Teknologi informasi yang dapat
diimplementasikan pada badan publik dan atau pihak terkait lainnya dalam rangka
mendukung pelaksanaan UU KIP. Dukungan teknis tersebut
dapat berupa penyediaan infrastruktur, aplikasi, jasa komunikasi, dan lainnya.
Selain itu, proses penyediaan informasi yang kredibel, cepat dan mudah
diakses oleh publik membutuhkan strategi yang sistematis dengan memanfaatkan
semua sumber daya yang dimiliki dan didukung oleh teknologi yang tepat. Salah
satu sumber daya yang memiliki peran strategis adalah SDM pengelola
informasi, yang dalam nomenklatur UU KIP disebut sebagai Pejabat Pengelola
Informasi Daerah (PPID). Model layanan informasi dapat dilihat pada gambar
berikut ini.
Tahun 2010
adalah tahun berlakunya UU KIP (Keterbukaan Informasi Publik) , dan Depkominfo
melalui Badan Litbang SDM melihat adanya kebutuhan atau ketersediaan CIO yang
cakap agar daerah mampu mengimplementasikan UU KIP dengan efektif. Pokok
penting ini mengemuka dalam Bimbingan Teknis Pengembangan SDM Program (CIO),
pada 23-25 Juni 2009 lalu di Bandung yang diselenggarakan oleh Badan Litbang
SDM melalui Pusat Penelitian dan Pengembangan (Puslitbang) Profesi, Depkominfo.
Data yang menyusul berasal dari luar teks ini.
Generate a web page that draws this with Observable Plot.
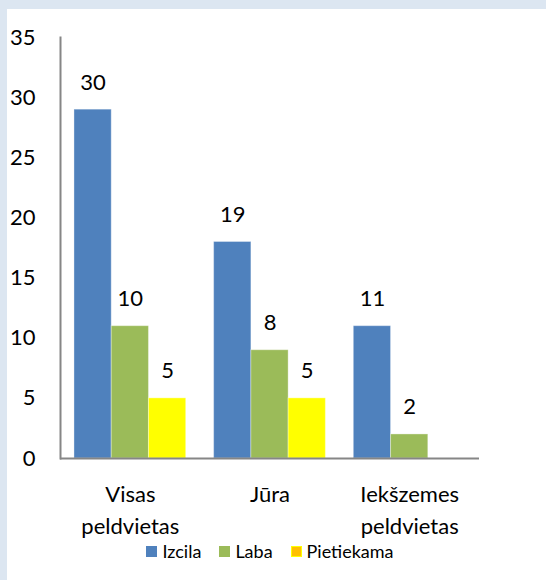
<!DOCTYPE html>
<html>
<head>
<meta charset="utf-8">
<script src="https://cdn.jsdelivr.net/npm/d3@7"></script>
<script src="https://cdn.jsdelivr.net/npm/@observablehq/plot@0.6"></script>
<style>
  html, body { margin: 0; padding: 0; background: #dce6f1; width: 546px; height: 580px; overflow: hidden; }
  #panel { position: absolute; left: 7px; top: 9px; width: 539px; height: 571px; background: #fff; font-family: Lato, "Open Sans", sans-serif; }
  #legend { position: absolute; left: 0; top: 531px; width: 539px; box-sizing: border-box; display: flex; justify-content: center; align-items: center; gap: 18px; height: 22px; padding-right: 13px; font-size: 18px; color: #000; }
  #legend .item { display: flex; align-items: center; gap: 5px; }
  #legend .sw { width: 11px; height: 11px; box-sizing: border-box; }
  svg { display: block; }
</style>
</head>
<body>
<div id="panel"><div id="chart"></div><div id="legend"></div></div>
<script>
const groups = ["Visas peldvietas", "Jūra", "Iekšzemes peldvietas"];
const groupTickLabels = ["Visas\npeldvietas", "Jūra", "Iekšzemes\npeldvietas"];
const seriesNames = ["Izcila", "Laba", "Pietiekama"];
const izcilaValues = [29, 18, 11];
const labaValues = [11, 9, 2];
const pietiekamaValues = [5, 5, null];
const izcilaLabels = ["30", "19", "11"];
const labaLabels = ["10", "8", "2"];
const pietiekamaLabels = ["5", "5", null];
const yTicks = [0, 5, 10, 15, 20, 25, 30, 35];

const seriesColors = ["#4f81bd", "#9bbb59", "#ffff00"];
const legendFill = ["#4f81bd", "#9bbb59", "#ffc000"];
const legendStroke = ["#4f81bd", "#9bbb59", "#ffff00"];

const seriesValues = [izcilaValues, labaValues, pietiekamaValues];
const seriesLabels = [izcilaLabels, labaLabels, pietiekamaLabels];

const W = 539, H = 571, ml = 53, mr = 67, mt = 28, mb = 122;
const pInner = 0.2, pOuter = 0.1;
const step = (W - ml - mr) / (groups.length - pInner + 2 * pOuter);
const bw = step * (1 - pInner);
const slot = bw / seriesNames.length;

const marks = [];
seriesNames.forEach((s, k) => {
  const rows = groups.map((g, i) => ({group: g, value: seriesValues[k][i], label: seriesLabels[k][i]}))
    .filter(d => d.value != null);
  const offset = (k - 1) * slot;
  marks.push(Plot.barY(rows, {
    x: "group", y: "value", fill: seriesColors[k],
    insetLeft: slot, insetRight: slot, dx: offset,
    stroke: "#ffffff", strokeOpacity: 0.35, strokeWidth: 1
  }));
  marks.push(Plot.text(rows, {
    x: "group", y: "value", text: "label", dx: offset, dy: -27,
    fontSize: 22, fill: "#000"
  }));
});

const chart = Plot.plot({
  width: W, height: H,
  marginLeft: ml, marginRight: mr, marginTop: mt, marginBottom: mb,
  style: {fontFamily: "Lato, 'Open Sans', sans-serif", fontSize: "22px", color: "#000", background: "transparent"},
  x: {domain: groups, paddingInner: pInner, paddingOuter: pOuter, round: false},
  y: {domain: [0, 35]},
  marks: [
    ...marks,
    Plot.ruleY([0], {stroke: "#868686", strokeWidth: 2}),
    Plot.frame({anchor: "left", stroke: "#868686", strokeWidth: 2}),
    Plot.axisY({ticks: yTicks, tickSize: 0, tickPadding: 25, fontSize: 22, label: null}),
    Plot.axisX({tickSize: 0, tickPadding: 21, fontSize: 22, lineHeight: 1.44, label: null,
      tickFormat: d => groupTickLabels[groups.indexOf(d)]})
  ]
});
document.getElementById("chart").appendChild(chart);

const legend = document.getElementById("legend");
seriesNames.forEach((s, k) => {
  const item = document.createElement("div");
  item.className = "item";
  const sw = document.createElement("div");
  sw.className = "sw";
  sw.style.background = legendFill[k];
  sw.style.border = "1.5px solid " + legendStroke[k];
  const t = document.createElement("span");
  t.textContent = s;
  item.appendChild(sw);
  item.appendChild(t);
  legend.appendChild(item);
});
</script>
</body>
</html>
Target Pengembangan SDM CIO mulai tahun
2010 sampai 2014 yang dibiayai oleh Pemerintah RI meliputi pelatihan CIO
sebanyak 2.500 kuota (rata-rata 500 kuota per tahun) dan beasiswa S2/S3 di dalam/luar
negeri sebanyak 1.350 kuota (rata-rata 300 kuota per tahun).
Langkah-langkah strategis dalam mengembangkan Chief Information Officer (CIO) di Indonesia
Dalam Implementasikan Undang-Undang
No 14 Tahun 2008 tentang keterbukaan Informasi Publik (KIP) dan Impres No.3
tahun 2003 tentang Kebijakan dan Strategi Nasional Pengembangan e-Government,
Kementerian Hukum dan HAM mendukung program yang diselenggarakan Kementerian
Komunikasi dan Informatika telah banyak upaya- upaya yang dilakukan antara lain :
1.
Sosialisasi
pemahaman terkait dengan Chief Information Officer (CIO)
2.
Bimbingan
Teknis dan Sertifikasi Profesi Government Chief Information Officer (G-CIO)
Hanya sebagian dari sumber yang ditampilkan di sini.